Halfway up the first ascend is a small water source coming from a pipe in the steep mountain side, and I sit and collect water for a while. When I continue up the hill I suddenly notice I’ve left the plastic cap of my water filter at the water source – I have to go back. I throw off my pack and run down, find the cap and hurry back up. It’s hardly any effort – it’s astonishing how much easier it is to walk without a heavy pack. I could walk for days without any issues if I didn’t have to carry all this weight.
I get back to my backpack and trudge up again. I get into it more, and find the ascend is actually not as bad as I thought it was, and soon I reach the first high elevation of the day. The landscape opens up – I’m on top of the mountain, a huge undulating plateau that looks like giant dunes. I’m going up and down as the trail snakes around, making it a fun morning.
Halfway through the day the trail parallels Maxwell Road, a barely used dirt road with tentsites and a water cistern just before. I sit down at a scenic spot underneath a pine tree, and take out all of my damp gear: my quilt, rain jacket, top, puffy and spread out everything on the grass in the strong sun, drying everything almost instantly. I linger endlessly, enjoying a long, relaxing break, until it’s time to move on, and I pack up my things once again and head over to the cistern.
The cistern is the last water for another ten miles – where there are two water tanks of which the first may or may not have water, and I’ve completely run out of my supply from the early morning stream. The cistern, I find, is filled with stagnant water, and it’s discoloured and covered in dirt. But I have no choice – I get out my two bottles and fill them with the distressing yellow concoction. I don’t dare to fill up my additional soft water pouch, and decide I can go with just a litre and a half. When I drink a little through my filter, it tastes absolutely repugnant. A district punch of garbage accompanies what was once water – at some point in the very distance past. It’s positively repulsive so I add some electrolytes in an attempt to somewhat hide the worst of the taste. It barely works.
As I continue walking, I realise the break did not propel me into a lesser sweltering part of the day – and that my litre and a half of dodgy cistern water isn’t actually enough for the coming ten miles. I’ll have to ration. I decide to drink 150 ml every mile. I can do this. The water is awful anyways, it will help me to not drink it. So I go, and move through the forest, which provides some unexpected and hugely welcome shade.
The trail remains beautiful and summery and just a few miles later the best thing ever happens: a surprise stream trickles from big rocks next to the trail. I run towards it immediately, discard of the cistern water and place my bottles underneath the few trickles left.

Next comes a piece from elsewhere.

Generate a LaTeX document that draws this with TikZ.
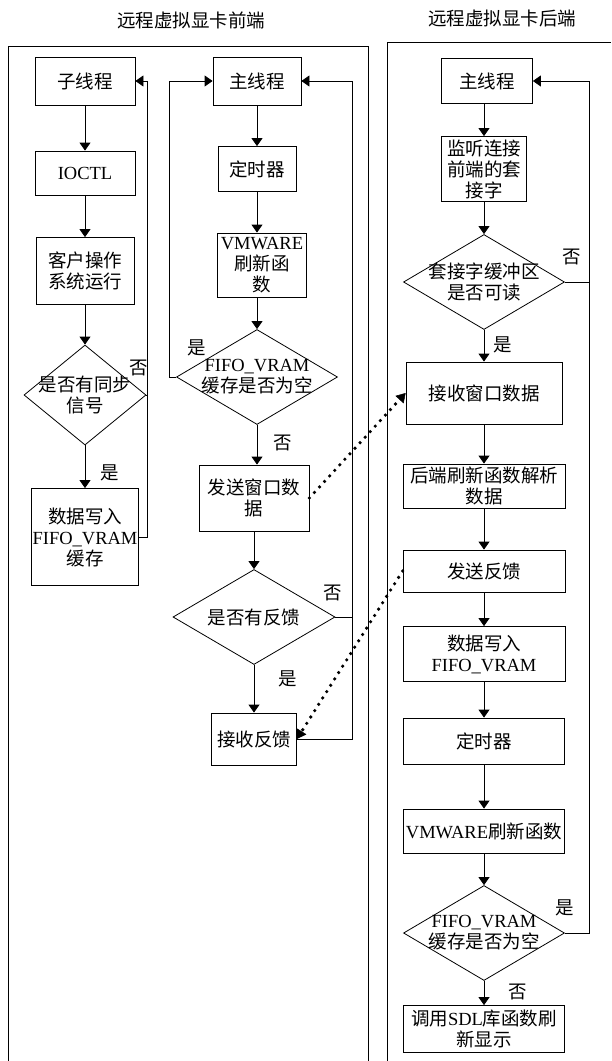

It’s the most splendid, fresh water. My afternoon and my taste buds are saved.
I collect enough water for the rest of the day and for possible dry camping tonight, now only resenting the fact that my filter has kept the cistern aftertaste – something I can only hope to get rid of when I get a chance to backwash it in town, or I’ll have to buy a new one. But an aftertaste is better than drinking that actual water, so I’m happy enough. I’m so relieved my early PCT start date allows opportunities for these unexpected seasonal streams to still flow.
I spend the rest of the afternoon walking leisurely in the shade. I have all day to get to where I want to, and there’s no need to hurry in the heat. By the time the trail moves above tree line and surrounds itself by low bushes, the sun has weakened, and all I want is a spot with a good view for a last break. Somehow I’ve passed all the spacious locations, and I’m stuck just walking and walking and instead of just sitting down next to the trail, I don’t stop and get more and more tired.
I walk until I run into another hiker, who’s holding the 500 mile marker and is just trying to lodge it back in between the two loose rocks where it’s supposed to sit. He asks if I was the person cowboy camping next to the trail that morning, and I realise him and his friends were the people who’d passed so early in the morning. He tells me his friends are wanting to do the same thing – cowboy camp. After he moves on the sign drops to the ground, right next to me.
I take some horrible pictures with the sign, when Speedy and Prince appear. We walk on together, and the trail goes down mostly, so I feel like I’m flying. We pass the first water tank that doesn’t have any water, and I leave both of them at the tentsite in that area they’d been aiming for. I continue for a little longer, but don’t make it far – I walk just a few miles to a dirt road, and stop just beyond it when I find a pretty little spot in between the trees, and set up my tent for the first time in what feels like ages.